Synthesis and Characterization of a Click-Assembled 18-Atom Macrocycle That Displays Selective AXL Kinase Inhibitory Activity.

A novel macrocyclic construct consisting of a pyrazolopyrimidine scaffold concatenated to a benzene ring through two triazoles has been developed to investigate uncharted chemical space with bioactive potential. The 18-atom macrocycle was assembled via a double copper-catalyzed alkyne-azide cycloaddition (CuAAC) reaction between 1,3-bis(azidomethyl)benzene and a bis-propargylated pyrazolo[3,4-d]pyrimidine core. The resulting macrocycle was functionalized further into a multicyclic analog that displays selective inhibitory activity against the receptor tyrosine kinase AXL.

Development of Potent Inhibitors of Receptor Tyrosine Kinases by Ligand-Based Drug Design and Target-Biased Phenotypic Screening.

Pyrazolopyrimidines with potent antiproliferative properties were developed by an adaptive strategy that applies ligand-based design and phenotypic screening iteratively and is informed by biochemical assays. To drive development toward specific oncopathways, compounds were tested against cancer cells that overexpress, or not, AXL kinase. Identified phenotypic hits were found to inhibit oncotargets AXL, RET, and FLT3. Subsequent optimization generated antiproliferative lead compounds with unique selectivity profiles, including selective AXL inhibitors and a highly potent inhibitor of FLT3.

AXL Inhibitors in Cancer: A Medicinal Chemistry Perspective.

Dysregulation of the AXL receptor tyrosine kinase has been associated with many types of cancer. It has not been until recently, however, that targeting AXL has come under the spotlight because of ever accumulating evidence of its strong correlation with poor prognosis and drug resistance. The entry of the first AXL-branded inhibitor in clinical trials in 2013 marked an important milestone for the clinical validation of AXL as an anticancer target. Nevertheless, to weigh the current contribution and potential future impact of AXL inhibition in the clinic, it is fundamental to recognize that several kinase inhibitors approved or in clinical development have AXL as either a prominent secondary or even the primary target.
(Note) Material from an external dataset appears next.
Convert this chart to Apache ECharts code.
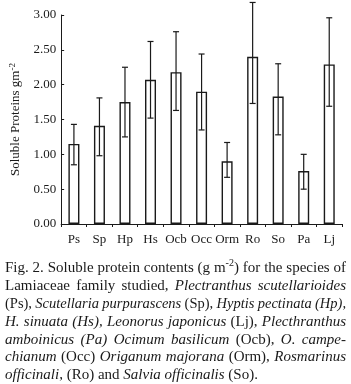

Through this review, the chemical and biological properties of the main inhibitors targeting AXL (either intentionally or unintentionally) will be discussed, along with the prospects and challenges to translate AXL inhibitors into a bona fide therapeutic option.

N-alkynyl derivatives of 5-fluorouracil: susceptibility to palladium-mediated dealkylation and toxigenicity in cancer cell culture.

Palladium-activated prodrug therapy is an experimental therapeutic approach that relies on the unique chemical properties and biocompatibility of heterogeneous palladium catalysis to enable the spatially-controlled in vivo conversion of a biochemically-stable prodrug into its active form. This strategy, which would allow inducing local activation of systemically administered drug precursors by mediation of an implantable activating device made of Pd(0), has been proposed by our group as a way to reach therapeutic levels of the active drug in the affected tissue/organ while reducing its systemic toxicity. In the seminal study of such an approach, we reported that propargylation of the N1 position of 5-fluorouracil suppressed the drug's cytotoxic properties, showed high stability in cell culture and facilitated the bioorthogonal restoration of the drug's pharmacological activity in the presence of extracellular Pd(0)-functionalized resins. To provide additional insight on the properties of this system, we have investigated different N1-alkynyl derivatives of 5-fluorouracil and shown that the presence of substituents near the triple bond influence negatively on its sensitivity to palladium catalysis under biocompatible conditions. Comparative studies of the N1- vs. the N3-propargyl derivatives of 5-fluorouracil revealed that masking each or both positions equally led to inactive derivatives (>200-fold reduction of cytotoxicity relative to the unmodified drug), whereas the depropargylation process occurred faster at the N1 position than at the N3, thus resulting in greater toxigenic properties in cancer cell culture.